“The situation in Gaza is an appalling indictment of the deadlock in global relations. The level of death and destruction is shocking in itself, and the war is also spilling over borders across the region and affecting global trades,” UN Secretary-General Antonio Guterres said in his address to the 60th Munich Security Conference on Friday.
Guterres said the humanitarian aid operation is no longer on life support in Gaza but is barely functioning.
“Humanitarians are working under unimaginable conditions, including live fire, multiple physical obstacles — and these are all restrictions — as well as the breakdown of public order.”
Military action in Rafah
Guterres also referred to Israel’s planned military offensive on Rafah in the southern Gaza Strip, saying that the military action on the densely populated city should never take place.
“Rafah is at the core of the entire humanitarian aid operation. An all-out offensive on the city will be devastating for the 1.5 million Palestinian civilians there, who are already on the edge of survival.”
The UN chief reiterated his call for the immediate and unconditional release of all captives held by the Hamas resistance group and a humanitarian cease-fire in the besieged Palestinian territory.
Efforts are underway by regional mediators to establish a new cease-fire in Gaza to end the terrible carnage in the besieged territory.
No temporary truce
US President Joe Biden has called for a temporary truce, but Hamas chief Ismail Haniyeh on Saturday reiterated the group’s demand of a complete cease-fire in Gaza.
High-level negotiations to pause Israel’s war on Gaza were held this week in Cairo but their outcome is still unclear.
In a statement issued on Saturday, Qatar-based Haniyeh reiterated the group’s several demands, including an end to fighting in Gaza.
“The resistance will not agree to anything less than cease-fire, withdrawing of the occupying army from the strip, lifting the oppressive blockade, and providing safe shelter for the displaced people,” he said.
Haniyeh insisted that those displaced from the north be returned to their areas in the territory. He also called for the release of Hamas prisoners sentenced to long jail terms in Israel.
On Friday, Biden called for a temporary truce in Gaza to get captives held by Hamas out of the Palestinian territory under a potential deal swapping them for prisoners held in Israel.
More Palestinians killed
The regime continued its brutal strikes on Palestinians on Saturday, killing more Palestinians trapped in the coastal territory.
The Health Ministry in Gaza said on Saturday that more than 100 people were killed in 24 hours alone.
At least 28,858 people have been killed, most of them women and children, since Israel began its attacks on Gaza in October.
Israel also said it had taken into custody 100 people at one of Gaza’s main hospitals after troops raided the facility, with fears mounting Saturday for patients and staff trapped inside.
At least 120 patients and five medical teams are stuck without water, food and electricity in Nasser Hospital in Gaza’s main southern city of Khan Younis, according to the Health Ministry.
Israel has for weeks concentrated its military operations in Khan Younis.

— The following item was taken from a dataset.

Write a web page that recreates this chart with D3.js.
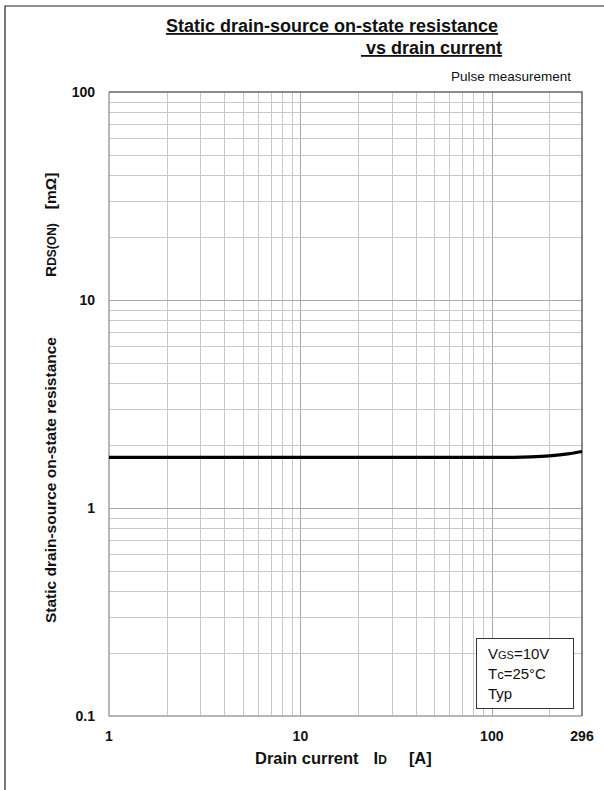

This week, intense fighting has raged around Nasser Hospital – one of the Palestinian territory’s last remaining major medical facilities that remains even partly operational.
The power was cut and the generators had stopped after the raid, leading to the deaths of six patients due to a lack of oxygen, according to Gaza’s Health Ministry.
The raid has been criticized by medics and the United Nations.
A witness, who declined to be named for safety reasons, told AFP the Israeli forces had shot “at anyone who moved inside the hospital”.